Given instruction – Drop the pictures, then extract the listing word for word.

— Start of Available data —

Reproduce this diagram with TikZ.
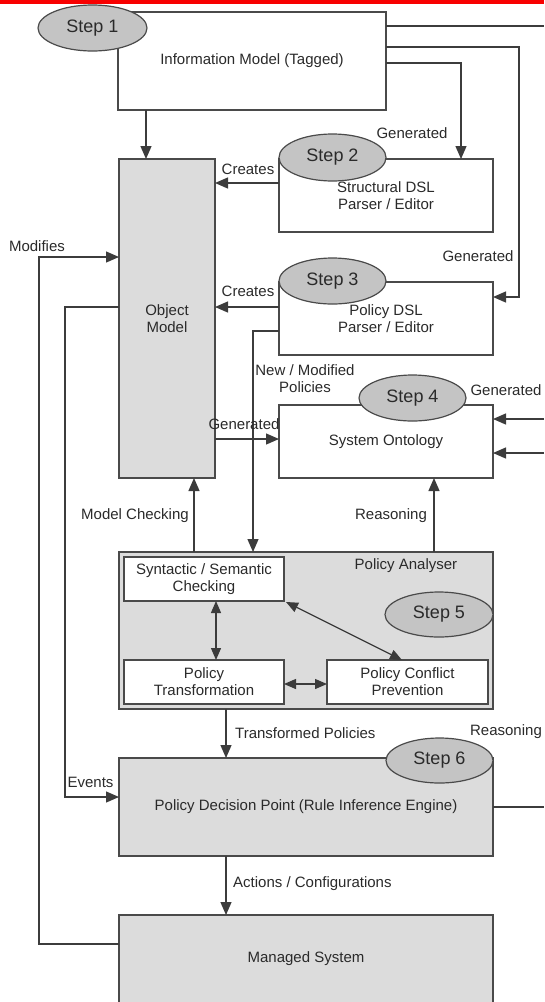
\documentclass[tikz,border=0pt]{standalone}
\usepackage{fontspec}
\setmainfont{Liberation Sans}
\usetikzlibrary{arrows.meta,shapes.geometric}
\definecolor{linec}{HTML}{3C3C3C}
\definecolor{boxc}{HTML}{4A4A4A}
\definecolor{txtc}{HTML}{2A2A2A}
\definecolor{grayf}{HTML}{DCDCDC}
\definecolor{stepf}{HTML}{C4C4C4}
\definecolor{barc}{HTML}{F80000}
\begin{document}
\begin{tikzpicture}[x=1pt,y=-1pt,
  box/.style={draw=boxc, line width=1.4pt, fill=white, inner sep=0pt, outer sep=0pt,
    align=center, text=txtc, font=\fontsize{15}{17}\selectfont},
  graybox/.style={box, fill=grayf},
  stepnode/.style={ellipse, draw=boxc, line width=1.2pt, fill=stepf, inner sep=0pt,
    outer sep=0pt, text=txtc, font=\fontsize{18}{20}\selectfont},
  lbl/.style={text=txtc, inner sep=0pt, align=center, font=\fontsize{15}{17}\selectfont},
  conn/.style={draw=linec, line width=1.3pt},
  arr/.style={conn, -{Triangle[length=13pt,width=11pt]}},
  darr/.style={conn, {Triangle[length=12pt,width=10pt]}-{Triangle[length=12pt,width=10pt]}}]

\useasboundingbox (0,0) rectangle (544,1002);
\clip (0,0) rectangle (544,1002);

% red rule along the top edge
\fill[barc] (0,0) rectangle (544,3.5);

% main blocks
\node[box, minimum width=268pt, minimum height=98pt] (info) at (252,61) {Information Model (Tagged)};
\node[graybox, minimum width=96pt, minimum height=319pt] (obj) at (167,318.5) {Object\\Model};
\node[box, minimum width=214pt, minimum height=73pt] (sdsl) at (386,195.5) {Structural DSL\\Parser / Editor};
\node[box, minimum width=214pt, minimum height=73pt] (pdsl) at (386,318.5) {Policy DSL\\Parser / Editor};
\node[box, minimum width=214pt, minimum height=73pt] (onto) at (386,441.5) {System Ontology};
\node[graybox, minimum width=374pt, minimum height=157pt] (pa) at (306,630.5) {};
\node[box, minimum width=160pt, minimum height=44pt] (syn) at (204,579) {Syntactic / Semantic\\Checking};
\node[box, minimum width=160pt, minimum height=44pt] (ptr) at (204,682) {Policy\\Transformation};
\node[box, minimum width=161pt, minimum height=44pt] (pcp) at (407.5,682) {Policy Conflict\\Prevention};
\node[graybox, minimum width=374pt, minimum height=98pt] (pdp) at (306,807) {Policy Decision Point (Rule Inference Engine)};
\node[graybox, minimum width=374pt, minimum height=88pt] (ms) at (306,959) {Managed System};

% step markers
\node[stepnode, minimum width=109pt, minimum height=46pt] (s1) at (92.5,28) {Step 1};
\node[stepnode, minimum width=107pt, minimum height=47pt] (s2) at (332.5,157.5) {Step 2};
\node[stepnode, minimum width=107pt, minimum height=46pt] (s3) at (332.5,281) {Step 3};
\node[stepnode, minimum width=107pt, minimum height=46pt] (s4) at (412.5,398) {Step 4};
\node[stepnode, minimum width=108pt, minimum height=45pt] (s5) at (439,614.5) {Step 5};
\node[stepnode, minimum width=107pt, minimum height=45pt] (s6) at (439.5,760.5) {Step 6};

% bend points and edge exits
\coordinate (eTop) at (544,26);
\coordinate (bB1) at (519,47);
\coordinate (bB2) at (519,297);
\coordinate (bC) at (461,63);
\coordinate (xD) at (146,0);
\coordinate (yCr1) at (0,183);
\coordinate (yCr2) at (0,307);
\coordinate (bN1) at (253,331);
\coordinate (yGen) at (0,439);
\coordinate (xMC) at (194,0);
\coordinate (xRs) at (434,0);
\coordinate (eOn1) at (544,419);
\coordinate (eOn2) at (544,453);
\coordinate (xTP) at (226,0);
\coordinate (ePdp) at (544,807);
\coordinate (bM1) at (39,944);
\coordinate (bM2) at (39,257);
\coordinate (bE1) at (65,307);
\coordinate (bE2) at (65,797);
\coordinate (xV) at (216,0);
\coordinate (yH) at (0,684);
\coordinate (dA) at (286,602);
\coordinate (dB) at (402,660);

% connectors
\draw[conn] (info.east |- eTop) -- (eTop);
\draw[arr] (info.east |- bB1) -- (bB1) -- (bB2) -- (pdsl.east |- bB2);
\draw[arr] (info.east |- bC) -- (bC) -- (sdsl.north -| bC);
\draw[arr] (info.south -| xD) -- (obj.north -| xD);
\draw[arr] (sdsl.west |- yCr1) -- (obj.east |- yCr1);
\draw[arr] (pdsl.west |- yCr2) -- (obj.east |- yCr2);
\draw[arr] (pdsl.west |- bN1) -- (bN1) -- (pa.north -| bN1);
\draw[arr] (obj.east |- yGen) -- (onto.west |- yGen);
\draw[arr] (pa.north -| xMC) -- (obj.south -| xMC);
\draw[arr] (pa.north -| xRs) -- (onto.south -| xRs);
\draw[arr] (eOn1) -- (onto.east |- eOn1);
\draw[arr] (eOn2) -- (onto.east |- eOn2);
\draw[arr] (pa.south -| xTP) -- (pdp.north -| xTP);
\draw[conn] (pdp.east |- ePdp) -- (ePdp);
\draw[arr] (pdp.south -| xTP) -- (ms.north -| xTP);
\draw[arr] (ms.west |- bM1) -- (bM1) -- (bM2) -- (obj.west |- bM2);
\draw[arr] (obj.west |- bE1) -- (bE1) -- (bE2) -- (pdp.west |- bE2);
\draw[darr] (syn.south -| xV) -- (ptr.north -| xV);
\draw[darr] (dA) -- (dB);
\draw[darr] (ptr.east |- yH) -- (pcp.west |- yH);

% connector labels
\node[lbl] (lCr1) at (248,169) {Creates};
\node[lbl] (lCr2) at (248,291) {Creates};
\node[lbl] (lGen1) at (412,133) {Generated};
\node[lbl] (lGen2) at (478,256) {Generated};
\node[lbl] (lGen3) at (506,390) {Generated};
\node[lbl] (lGen4) at (244,424) {Generated};
\node[lbl] (lMod) at (37,246) {Modifies};
\node[lbl] (lNew) at (305,379) {New / Modified\\Policies};
\node[lbl] (lMC) at (135,516) {Model Checking};
\node[lbl] (lRs1) at (391,516) {Reasoning};
\node[lbl] (lPA) at (406,566) {Policy Analyser};
\node[lbl, anchor=west] (lTP) at (235,733) {Transformed Policies};
\node[lbl] (lRs2) at (506,732) {Reasoning};
\node[lbl] (lEv) at (90.5,782) {Events};
\node[lbl, anchor=west] (lAC) at (233,884) {Actions / Configurations};
\end{tikzpicture}
\end{document}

— End of Available data —

Output for this exercise –
Reproduce this diagram with TikZ.
\documentclass[tikz,border=0pt]{standalone}
\usepackage{fontspec}
\setmainfont{Liberation Sans}
\usetikzlibrary{arrows.meta,shapes.geometric}
\definecolor{linec}{HTML}{3C3C3C}
\definecolor{boxc}{HTML}{4A4A4A}
\definecolor{txtc}{HTML}{2A2A2A}
\definecolor{grayf}{HTML}{DCDCDC}
\definecolor{stepf}{HTML}{C4C4C4}
\definecolor{barc}{HTML}{F80000}
\begin{document}
\begin{tikzpicture}[x=1pt,y=-1pt,
  box/.style={draw=boxc, line width=1.4pt, fill=white, inner sep=0pt, outer sep=0pt,
    align=center, text=txtc, font=\fontsize{15}{17}\selectfont},
  graybox/.style={box, fill=grayf},
  stepnode/.style={ellipse, draw=boxc, line width=1.2pt, fill=stepf, inner sep=0pt,
    outer sep=0pt, text=txtc, font=\fontsize{18}{20}\selectfont},
  lbl/.style={text=txtc, inner sep=0pt, align=center, font=\fontsize{15}{17}\selectfont},
  conn/.style={draw=linec, line width=1.3pt},
  arr/.style={conn, -{Triangle[length=13pt,width=11pt]}},
  darr/.style={conn, {Triangle[length=12pt,width=10pt]}-{Triangle[length=12pt,width=10pt]}}]

\useasboundingbox (0,0) rectangle (544,1002);
\clip (0,0) rectangle (544,1002);

% red rule along the top edge
\fill[barc] (0,0) rectangle (544,3.5);

% main blocks
\node[box, minimum width=268pt, minimum height=98pt] (info) at (252,61) {Information Model (Tagged)};
\node[graybox, minimum width=96pt, minimum height=319pt] (obj) at (167,318.5) {Object\\Model};
\node[box, minimum width=214pt, minimum height=73pt] (sdsl) at (386,195.5) {Structural DSL\\Parser / Editor};
\node[box, minimum width=214pt, minimum height=73pt] (pdsl) at (386,318.5) {Policy DSL\\Parser / Editor};
\node[box, minimum width=214pt, minimum height=73pt] (onto) at (386,441.5) {System Ontology};
\node[graybox, minimum width=374pt, minimum height=157pt] (pa) at (306,630.5) {};
\node[box, minimum width=160pt, minimum height=44pt] (syn) at (204,579) {Syntactic / Semantic\\Checking};
\node[box, minimum width=160pt, minimum height=44pt] (ptr) at (204,682) {Policy\\Transformation};
\node[box, minimum width=161pt, minimum height=44pt] (pcp) at (407.5,682) {Policy Conflict\\Prevention};
\node[graybox, minimum width=374pt, minimum height=98pt] (pdp) at (306,807) {Policy Decision Point (Rule Inference Engine)};
\node[graybox, minimum width=374pt, minimum height=88pt] (ms) at (306,959) {Managed System};

% step markers
\node[stepnode, minimum width=109pt, minimum height=46pt] (s1) at (92.5,28) {Step 1};
\node[stepnode, minimum width=107pt, minimum height=47pt] (s2) at (332.5,157.5) {Step 2};
\node[stepnode, minimum width=107pt, minimum height=46pt] (s3) at (332.5,281) {Step 3};
\node[stepnode, minimum width=107pt, minimum height=46pt] (s4) at (412.5,398) {Step 4};
\node[stepnode, minimum width=108pt, minimum height=45pt] (s5) at (439,614.5) {Step 5};
\node[stepnode, minimum width=107pt, minimum height=45pt] (s6) at (439.5,760.5) {Step 6};

% bend points and edge exits
\coordinate (eTop) at (544,26);
\coordinate (bB1) at (519,47);
\coordinate (bB2) at (519,297);
\coordinate (bC) at (461,63);
\coordinate (xD) at (146,0);
\coordinate (yCr1) at (0,183);
\coordinate (yCr2) at (0,307);
\coordinate (bN1) at (253,331);
\coordinate (yGen) at (0,439);
\coordinate (xMC) at (194,0);
\coordinate (xRs) at (434,0);
\coordinate (eOn1) at (544,419);
\coordinate (eOn2) at (544,453);
\coordinate (xTP) at (226,0);
\coordinate (ePdp) at (544,807);
\coordinate (bM1) at (39,944);
\coordinate (bM2) at (39,257);
\coordinate (bE1) at (65,307);
\coordinate (bE2) at (65,797);
\coordinate (xV) at (216,0);
\coordinate (yH) at (0,684);
\coordinate (dA) at (286,602);
\coordinate (dB) at (402,660);

% connectors
\draw[conn] (info.east |- eTop) -- (eTop);
\draw[arr] (info.east |- bB1) -- (bB1) -- (bB2) -- (pdsl.east |- bB2);
\draw[arr] (info.east |- bC) -- (bC) -- (sdsl.north -| bC);
\draw[arr] (info.south -| xD) -- (obj.north -| xD);
\draw[arr] (sdsl.west |- yCr1) -- (obj.east |- yCr1);
\draw[arr] (pdsl.west |- yCr2) -- (obj.east |- yCr2);
\draw[arr] (pdsl.west |- bN1) -- (bN1) -- (pa.north -| bN1);
\draw[arr] (obj.east |- yGen) -- (onto.west |- yGen);
\draw[arr] (pa.north -| xMC) -- (obj.south -| xMC);
\draw[arr] (pa.north -| xRs) -- (onto.south -| xRs);
\draw[arr] (eOn1) -- (onto.east |- eOn1);
\draw[arr] (eOn2) -- (onto.east |- eOn2);
\draw[arr] (pa.south -| xTP) -- (pdp.north -| xTP);
\draw[conn] (pdp.east |- ePdp) -- (ePdp);
\draw[arr] (pdp.south -| xTP) -- (ms.north -| xTP);
\draw[arr] (ms.west |- bM1) -- (bM1) -- (bM2) -- (obj.west |- bM2);
\draw[arr] (obj.west |- bE1) -- (bE1) -- (bE2) -- (pdp.west |- bE2);
\draw[darr] (syn.south -| xV) -- (ptr.north -| xV);
\draw[darr] (dA) -- (dB);
\draw[darr] (ptr.east |- yH) -- (pcp.west |- yH);

% connector labels
\node[lbl] (lCr1) at (248,169) {Creates};
\node[lbl] (lCr2) at (248,291) {Creates};
\node[lbl] (lGen1) at (412,133) {Generated};
\node[lbl] (lGen2) at (478,256) {Generated};
\node[lbl] (lGen3) at (506,390) {Generated};
\node[lbl] (lGen4) at (244,424) {Generated};
\node[lbl] (lMod) at (37,246) {Modifies};
\node[lbl] (lNew) at (305,379) {New / Modified\\Policies};
\node[lbl] (lMC) at (135,516) {Model Checking};
\node[lbl] (lRs1) at (391,516) {Reasoning};
\node[lbl] (lPA) at (406,566) {Policy Analyser};
\node[lbl, anchor=west] (lTP) at (235,733) {Transformed Policies};
\node[lbl] (lRs2) at (506,732) {Reasoning};
\node[lbl] (lEv) at (90.5,782) {Events};
\node[lbl, anchor=west] (lAC) at (233,884) {Actions / Configurations};
\end{tikzpicture}
\end{document}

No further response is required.